As I sit hear, reeking of sweat and mud, I feel a mixture of pride, exhaustion, and accomplishment swirling within me. I have been the coordinator for an Eagle Scout at the battlefield. He has been planning this project since the end of July. This past Saturday was the last of three Saturdays he has had his volunteer crew out to help replace a portion of fence outside the visitor center. I am proud of him- he had enough hours to officially have earned his project last month, but still had a stretch of fence to finish. He could have called it quits and said he did enough, but he came back and finished.

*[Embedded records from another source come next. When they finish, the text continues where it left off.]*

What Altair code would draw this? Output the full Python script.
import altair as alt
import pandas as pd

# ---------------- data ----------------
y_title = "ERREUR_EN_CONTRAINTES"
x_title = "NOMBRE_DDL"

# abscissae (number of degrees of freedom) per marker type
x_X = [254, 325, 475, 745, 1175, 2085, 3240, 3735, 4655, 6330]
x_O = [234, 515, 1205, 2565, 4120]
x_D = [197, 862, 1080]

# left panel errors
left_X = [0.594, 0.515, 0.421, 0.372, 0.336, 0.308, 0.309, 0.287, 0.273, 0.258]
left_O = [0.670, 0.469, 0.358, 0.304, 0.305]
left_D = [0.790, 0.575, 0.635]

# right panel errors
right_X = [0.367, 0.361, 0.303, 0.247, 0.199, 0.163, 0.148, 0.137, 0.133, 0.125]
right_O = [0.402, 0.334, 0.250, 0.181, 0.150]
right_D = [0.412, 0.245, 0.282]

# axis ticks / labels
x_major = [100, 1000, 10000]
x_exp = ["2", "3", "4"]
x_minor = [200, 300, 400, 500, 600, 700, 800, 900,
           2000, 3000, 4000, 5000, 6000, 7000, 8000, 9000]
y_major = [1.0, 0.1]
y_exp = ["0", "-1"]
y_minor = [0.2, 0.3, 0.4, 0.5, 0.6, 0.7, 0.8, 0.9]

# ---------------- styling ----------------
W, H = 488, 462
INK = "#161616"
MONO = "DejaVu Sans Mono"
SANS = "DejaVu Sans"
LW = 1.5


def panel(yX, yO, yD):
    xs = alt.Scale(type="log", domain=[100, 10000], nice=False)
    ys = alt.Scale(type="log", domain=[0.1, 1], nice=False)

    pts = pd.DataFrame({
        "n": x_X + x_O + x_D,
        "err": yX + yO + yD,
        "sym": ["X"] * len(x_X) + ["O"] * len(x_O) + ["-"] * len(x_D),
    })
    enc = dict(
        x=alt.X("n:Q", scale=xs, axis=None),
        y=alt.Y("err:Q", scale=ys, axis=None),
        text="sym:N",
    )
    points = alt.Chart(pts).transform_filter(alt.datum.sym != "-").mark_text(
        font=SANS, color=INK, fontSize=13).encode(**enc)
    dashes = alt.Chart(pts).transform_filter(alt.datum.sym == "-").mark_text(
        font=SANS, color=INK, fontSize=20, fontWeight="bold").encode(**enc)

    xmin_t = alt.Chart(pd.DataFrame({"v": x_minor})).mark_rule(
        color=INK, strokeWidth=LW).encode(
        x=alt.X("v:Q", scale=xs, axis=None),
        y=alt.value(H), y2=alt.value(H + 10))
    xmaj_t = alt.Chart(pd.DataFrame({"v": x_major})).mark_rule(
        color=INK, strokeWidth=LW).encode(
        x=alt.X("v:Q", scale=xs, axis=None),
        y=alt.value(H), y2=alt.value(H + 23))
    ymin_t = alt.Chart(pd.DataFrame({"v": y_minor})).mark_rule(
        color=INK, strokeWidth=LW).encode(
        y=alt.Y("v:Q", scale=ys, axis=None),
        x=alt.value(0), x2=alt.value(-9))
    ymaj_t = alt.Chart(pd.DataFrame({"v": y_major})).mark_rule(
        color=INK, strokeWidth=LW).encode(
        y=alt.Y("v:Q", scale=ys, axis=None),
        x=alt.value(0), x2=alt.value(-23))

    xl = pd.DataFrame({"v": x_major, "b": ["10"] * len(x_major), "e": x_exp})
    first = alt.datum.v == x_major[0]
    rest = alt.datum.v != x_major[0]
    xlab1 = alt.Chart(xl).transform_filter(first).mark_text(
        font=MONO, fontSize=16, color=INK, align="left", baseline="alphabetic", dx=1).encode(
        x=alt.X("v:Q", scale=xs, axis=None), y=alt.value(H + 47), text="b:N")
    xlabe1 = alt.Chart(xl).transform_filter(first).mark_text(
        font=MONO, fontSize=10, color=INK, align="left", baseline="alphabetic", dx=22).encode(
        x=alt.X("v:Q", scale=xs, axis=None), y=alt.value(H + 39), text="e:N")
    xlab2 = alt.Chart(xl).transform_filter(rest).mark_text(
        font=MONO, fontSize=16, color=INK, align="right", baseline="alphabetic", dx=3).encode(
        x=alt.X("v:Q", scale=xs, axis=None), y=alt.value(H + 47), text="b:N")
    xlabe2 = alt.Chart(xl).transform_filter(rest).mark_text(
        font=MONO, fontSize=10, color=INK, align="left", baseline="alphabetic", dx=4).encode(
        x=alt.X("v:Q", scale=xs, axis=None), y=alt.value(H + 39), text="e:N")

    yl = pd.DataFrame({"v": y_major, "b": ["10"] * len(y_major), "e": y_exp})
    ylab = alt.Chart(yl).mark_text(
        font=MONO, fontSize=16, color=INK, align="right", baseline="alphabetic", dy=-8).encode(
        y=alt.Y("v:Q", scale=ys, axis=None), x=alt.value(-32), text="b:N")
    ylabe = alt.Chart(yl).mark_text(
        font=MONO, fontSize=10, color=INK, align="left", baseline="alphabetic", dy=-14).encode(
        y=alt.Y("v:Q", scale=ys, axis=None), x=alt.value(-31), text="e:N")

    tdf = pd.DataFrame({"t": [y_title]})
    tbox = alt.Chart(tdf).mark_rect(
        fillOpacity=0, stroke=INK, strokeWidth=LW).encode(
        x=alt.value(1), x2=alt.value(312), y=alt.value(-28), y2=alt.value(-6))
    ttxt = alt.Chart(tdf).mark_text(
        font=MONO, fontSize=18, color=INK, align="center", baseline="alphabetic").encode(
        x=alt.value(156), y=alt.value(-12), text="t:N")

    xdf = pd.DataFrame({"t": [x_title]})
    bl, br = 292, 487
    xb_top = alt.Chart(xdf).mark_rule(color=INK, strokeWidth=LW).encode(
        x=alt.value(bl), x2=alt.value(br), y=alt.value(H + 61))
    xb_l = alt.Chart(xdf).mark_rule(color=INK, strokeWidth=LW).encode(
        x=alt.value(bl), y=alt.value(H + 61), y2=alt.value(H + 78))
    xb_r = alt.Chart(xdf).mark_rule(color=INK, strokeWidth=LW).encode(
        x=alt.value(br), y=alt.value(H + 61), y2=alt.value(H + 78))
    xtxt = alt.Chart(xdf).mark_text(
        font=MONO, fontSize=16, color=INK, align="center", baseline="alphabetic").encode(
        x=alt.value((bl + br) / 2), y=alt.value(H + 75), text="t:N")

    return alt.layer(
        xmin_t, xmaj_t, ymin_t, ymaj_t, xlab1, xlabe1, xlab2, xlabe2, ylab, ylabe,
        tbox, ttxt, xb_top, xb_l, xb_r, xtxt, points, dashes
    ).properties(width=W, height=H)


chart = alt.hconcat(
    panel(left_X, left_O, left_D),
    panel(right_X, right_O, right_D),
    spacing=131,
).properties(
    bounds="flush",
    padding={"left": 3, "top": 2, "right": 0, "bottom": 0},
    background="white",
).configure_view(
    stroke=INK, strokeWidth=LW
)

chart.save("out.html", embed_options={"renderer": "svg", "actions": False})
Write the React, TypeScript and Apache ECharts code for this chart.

For someone with little to no upper-body strength, I have a hard time with most manual labor. I helped where I could, but the mud (very sticky, heavy, water-saturated mud), made any efforts three times as difficult. My "team" comprised me, an awkward thirteen-year-old who insisted on telling the same lame earthworm jokes, and the scout's little sister who didn't feel like she had to work since she was just a sister. I choked on a tall order of patience and we ploughed through digging holes and setting up fence posts at our own (slow) rate. The teams worked according to their ability and we finished the project by noon.
It is amazing how mentally exhausting physical exertion can be. I sit here, my hands still smelling of leather, more hair whisping out of my braid than tucked in, hoping somebody will come along and carry me to the shower for I don't have the strength to get there myself. I have to work this afternoon! And by "work," I mean "write." Ugh. I hate school. I just want to be a park ranger and move along with life.